At Saturday's Dewey Beach town meeting, the town discussed an outsourcing proposal from Lyons Companies HCM. One qualification was that they knew the owner, David Lyons. In comparison with me, they had inferior qualifications. Then factor in $125/hour vs. free.

At the meeting I asked the commissioners to open up the contract to a public Request For Proposal posted in the Cape Gazette and with the local HR group since this would be a continuing relationship and let other parties bid (I would not be participating; I only want a public competitive process). At worst, the town could use the RFP to extract a better price from the "favored" outsourcer. I stated at the meeting that the price the town is paying is somewhere between high and crazy. It was also announced during the meeting that Dewey Beach is looking to outsource more in the future. Will these be no-bid jobs as well?

Open competitive bidding makes for good government. It ensures towns get a fair-value price for the service they are purchasing and prevents the risk that taxpayer dollars are misused.

I already currently volunteer as the chair of the Dewey Beach Investment Committee. When the committee was created, Dewey had no investment policy and was invested in a portfolio of mostly random high-front-loaded fee funds that were even in the wrong share class (meaning even higher fees). Worst, this was the result of a previous mayor who transferred the town's investment funds to his firm, and then handed it off to someone as a favor.

The newly created investment committee met on many vacation days taken from work and football weekends, sacrificing time with family and friends to volunteer their services to the town. First we worked several months on an investment policy. We then worked for another few months to get an RFP out, posted publicly in the Cape Gazette which spread to financial publications looking for an investment manager.

We had 14 respondents coming from a diverse area including Delaware, Maryland, New Jersey and Pennsylvania. After filtering out for suitability reasons, the committee interviewed the remaining seven. During the interview process, the various respondents provided feedback which gave the committee valuable insight on getting everything implemented. The committee sent follow-up questions which also helped extract better pricing for the town.

After having our selection of investment manager and custodian (a safeguard we implemented) unanimously confirmed by the commissioners, we spent another year perfecting the policy, and continue to monitor the $4.4 million portfolio to this day.

Holding together the committee has not been easy because of politics. For example, one committee member wrote a letter saying he (as a Dewey citizen) was against the town's $875,000 purchase of land for a new town hall. I then received calls from a commissioner to potentially remove him from the committee.

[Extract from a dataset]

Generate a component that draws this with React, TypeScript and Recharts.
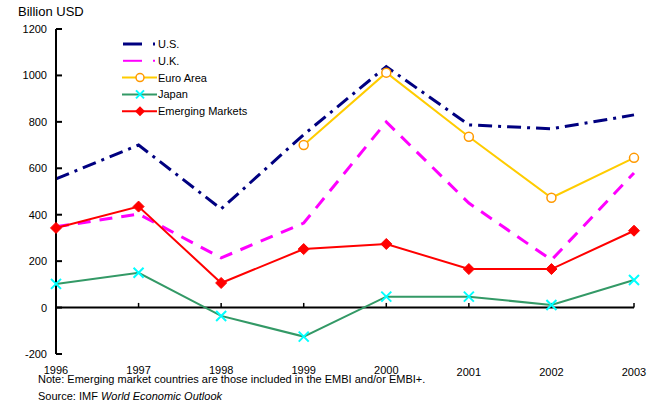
import { LineChart, Line, XAxis, YAxis, ReferenceLine } from "recharts";

const years = [1996, 1997, 1998, 1999, 2000, 2001, 2002, 2003];
const usValues = [554, 700, 425, 745, 1038, 787, 770, 830];
const ukValues = [348, 403, 214, 364, 800, 450, 205, 580];
const euroValues = [null, null, null, 700, 1012, 736, 473, 645];
const japanValues = [102, 150, -36, -125, 47, 47, 11, 119];
const emergingValues = [343, 435, 106, 252, 274, 166, 166, 331];
const yTicks = [-200, 0, 200, 400, 600, 800, 1000, 1200];

const data = years.map((year, i) => ({
  year,
  us: usValues[i],
  uk: ukValues[i],
  euro: euroValues[i],
  japan: japanValues[i],
  emerging: emergingValues[i],
}));

const FONT = '"Liberation Sans", Arial, sans-serif';

const US_COLOR = "#000080";
const UK_COLOR = "#FF00FF";
const EURO_COLOR = "#FFCC00";
const EURO_MARK = "#FF9900";
const JAPAN_COLOR = "#339966";
const JAPAN_MARK = "#00FFFF";
const EM_COLOR = "#FF0000";

// eslint-disable-next-line @typescript-eslint/no-explicit-any
const CrossDot = (props: any) => {
  const { cx, cy, index } = props;
  if (cx == null || cy == null) return <g key={`x-${index}`} />;
  const s = 5;
  return (
    <path
      key={`x-${index}`}
      d={`M${cx - s},${cy - s}L${cx + s},${cy + s}M${cx - s},${cy + s}L${cx + s},${cy - s}`}
      stroke={JAPAN_MARK}
      strokeWidth={2}
      fill="none"
    />
  );
};

// eslint-disable-next-line @typescript-eslint/no-explicit-any
const DiamondDot = (props: any) => {
  const { cx, cy, index } = props;
  if (cx == null || cy == null) return <g key={`d-${index}`} />;
  const s = 5.5;
  return (
    <path
      key={`d-${index}`}
      d={`M${cx},${cy - s}L${cx + s},${cy}L${cx},${cy + s}L${cx - s},${cy}Z`}
      fill={EM_COLOR}
      stroke={EM_COLOR}
    />
  );
};

// eslint-disable-next-line @typescript-eslint/no-explicit-any
const YTick = (props: any) => {
  const { x, y, payload } = props;
  return (
    <g>
      <line x1={x} x2={x + 6} y1={y} y2={y} stroke="#000" strokeWidth={2} />
      <text x={x - 9} y={y + 4} textAnchor="end" fontSize={11} fontFamily={FONT} fill="#000">
        {payload.value}
      </text>
    </g>
  );
};

// eslint-disable-next-line @typescript-eslint/no-explicit-any
const XTick = (props: any) => {
  const { x, y, payload } = props;
  const late = payload.value > 2000;
  return (
    <text x={x} y={y + (late ? 22 : 20)} textAnchor="middle" fontSize={11} fontFamily={FONT} fill="#000">
      {payload.value}
    </text>
  );
};

const legendRows = [
  { key: "us", label: "U.S." },
  { key: "uk", label: "U.K." },
  { key: "euro", label: "Euro Area" },
  { key: "japan", label: "Japan" },
  { key: "emerging", label: "Emerging Markets" },
];

function LegendBox() {
  return (
    <svg
      width={160}
      height={90}
      style={{ position: "absolute", left: 121, top: 36, overflow: "visible" }}
    >
      {legendRows.map((r, i) => {
        const y = 8 + i * 16.8;
        return (
          <g key={r.key}>
            {r.key === "us" && (
              <g>
                <line x1={2} x2={21} y1={y} y2={y} stroke={US_COLOR} strokeWidth={3} />
                <line x1={32} x2={34} y1={y} y2={y} stroke={US_COLOR} strokeWidth={3} />
              </g>
            )}
            {r.key === "uk" && (
              <g>
                <line x1={2} x2={21} y1={y} y2={y} stroke={UK_COLOR} strokeWidth={2} />
                <line x1={32} x2={34} y1={y} y2={y} stroke={UK_COLOR} strokeWidth={2} />
              </g>
            )}
            {r.key === "euro" && (
              <g>
                <line x1={1} x2={36} y1={y} y2={y} stroke={EURO_COLOR} strokeWidth={2} />
                <circle cx={19} cy={y} r={4} fill="#fff" stroke={EURO_MARK} strokeWidth={1.5} />
              </g>
            )}
            {r.key === "japan" && (
              <g>
                <line x1={1} x2={36} y1={y} y2={y} stroke={JAPAN_COLOR} strokeWidth={2} />
                <path
                  d={`M15,${y - 4}L23,${y + 4}M15,${y + 4}L23,${y - 4}`}
                  stroke={JAPAN_MARK}
                  strokeWidth={2}
                />
              </g>
            )}
            {r.key === "emerging" && (
              <g>
                <line x1={1} x2={36} y1={y} y2={y} stroke={EM_COLOR} strokeWidth={2} />
                <path d={`M19,${y - 5}L24,${y}L19,${y + 5}L14,${y}Z`} fill={EM_COLOR} />
              </g>
            )}
            <text x={37} y={y + 4} fontSize={11} fontFamily={FONT} fill="#000">
              {r.label}
            </text>
          </g>
        );
      })}
    </svg>
  );
}

export default function App() {
  return (
    <div style={{ position: "absolute", left: 0, top: 0, width: 652, height: 406, background: "#fff", fontFamily: FONT }}>
      <div style={{ position: "absolute", left: 18, top: 4, fontSize: 13, color: "#000" }}>Billion USD</div>
      <LineChart width={652} height={406} data={data} margin={{ top: 29, right: 18, bottom: 22, left: 0 }}>
        <XAxis
          dataKey="year"
          height={30}
          axisLine={false}
          tickLine={false}
          tickSize={0}
          tickMargin={0}
          tick={XTick}
          interval={0}
        />
        <YAxis
          width={56}
          domain={[-200, 1200]}
          ticks={yTicks}
          axisLine={{ stroke: "#000", strokeWidth: 2 }}
          tickLine={false}
          tickSize={0}
          tickMargin={0}
          tick={YTick}
          interval={0}
        />
        <ReferenceLine y={0} stroke="#000" strokeWidth={2} />
        {years.slice(1).map((yr) => (
          <ReferenceLine
            key={yr}
            segment={[
              { x: yr, y: 0 },
              { x: yr, y: 20 },
            ]}
            stroke="#000"
            strokeWidth={1.5}
          />
        ))}
        <Line
          dataKey="us"
          stroke={US_COLOR}
          strokeWidth={3}
          strokeDasharray="14 6 3 6"
          dot={false}
          isAnimationActive={false}
        />
        <Line
          dataKey="uk"
          stroke={UK_COLOR}
          strokeWidth={3}
          strokeDasharray="13 9"
          dot={false}
          isAnimationActive={false}
        />
        <Line
          dataKey="euro"
          stroke={EURO_COLOR}
          strokeWidth={2}
          dot={{ r: 4.5, stroke: EURO_MARK, strokeWidth: 1.5, fill: "#fff" }}
          connectNulls={false}
          isAnimationActive={false}
        />
        <Line
          dataKey="japan"
          stroke={JAPAN_COLOR}
          strokeWidth={2}
          dot={CrossDot}
          isAnimationActive={false}
        />
        <Line
          dataKey="emerging"
          stroke={EM_COLOR}
          strokeWidth={2}
          dot={DiamondDot}
          isAnimationActive={false}
        />
      </LineChart>
      <LegendBox />
      <div style={{ position: "absolute", left: 38, top: 373, fontSize: 11, color: "#000", whiteSpace: "nowrap" }}>
        Note: Emerging market countries are those included in the EMBI and/or EMBI+.
      </div>
      <div style={{ position: "absolute", left: 38, top: 390, fontSize: 11, color: "#000", whiteSpace: "nowrap" }}>
        Source: IMF <i>World Economic Outlook</i>
      </div>
    </div>
  );
}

Yet here was this volunteer, doing a great job for this committee, even making a special trip to make a meeting while his wife was sick.

There are other examples, and I'm sure this letter won't help me, but it's about doing what's right. President Obama said it best that no-bid contracts "create a risk that taxpayer funds will be spent on contracts that are wasteful, inefficient, are subject to misuse, or otherwise not designed to serve the interests of the .. government or the interests of the .. taxpayer."

Ironically, during the later part of the town meeting, the commissioners discussed having achievements for re-election. This no-bid job selection would not be an achievement, but headed backward. If the commissioners undo this old boys maneuver and hold an open public RFP for this and future outsourcing needs, it would go a long way to preventing corruption and ensuring everything is done in the public eye.

That would be a significant achievement.